Commits related to this issue

Most upvoted comments

Just answered a question relating to a failed reconciliation process at https://forum.openrefine.org/t/what-does-it-mean-when-something-is-unreconciled/113/4 - the lack of feedback to the user on what’s happened has definitely caused some confusion here.

failed to batch recon with load: is just an error prefix and not useful. It’s like saying just ERROR. The query payload is also not useful I think and should be displayed only if a debug option is enabled.

What is more useful is the deeper exception.

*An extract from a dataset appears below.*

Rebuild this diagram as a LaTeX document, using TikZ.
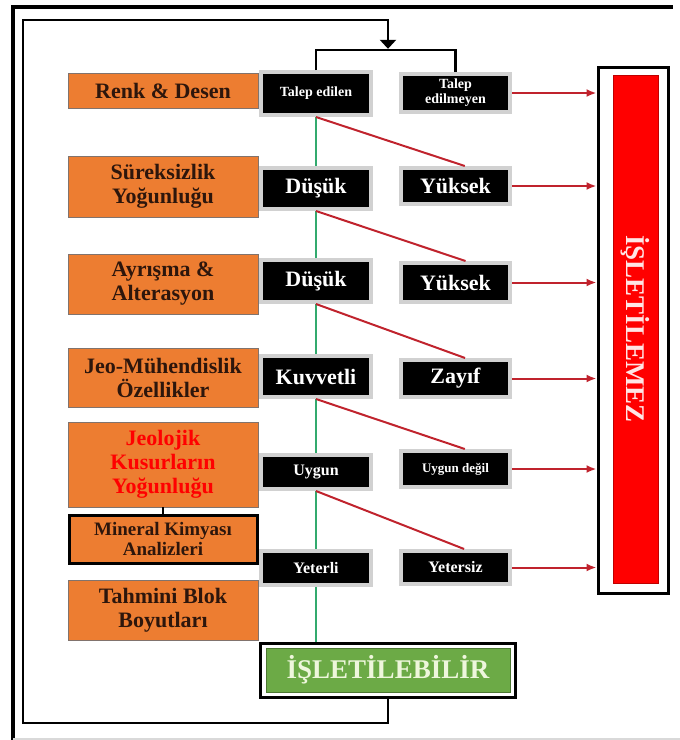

As far as your work displaying errors, I think this is sufficient for now to at least surface errors and present them to the user. We can address more useful errors in a case by case basis in a new issue.

I still think fixing https://github.com/OpenRefine/OpenRefine/issues/2229 would provide a bigger user benefit.

@tfmorris Both are worth doing: retrying queries will not remove the need for proper error reporting, since some errors can persist no matter how often they are retried.

The other issue mentioned above, https://github.com/OpenRefine/OpenRefine/issues/87, is marked as closed by an unmerged (and unreviewed) commit, which is odd. A mistake, perhaps?

No, that’s intentional - we can discuss this more in the forum thread about releasing 4.0-alpha2.

what do we do after storing the error in cell.recon.error?do we display it in the cell instead of leaving the cell unreconciled?

I would render it similarly to an unmatched cell: we display the cell value, and underneath the reconciliation error (in place of the reconciliation candidates). It’s probably useful to still leave the option to match the cell manually - we can tweak the rendering after testing, I would say.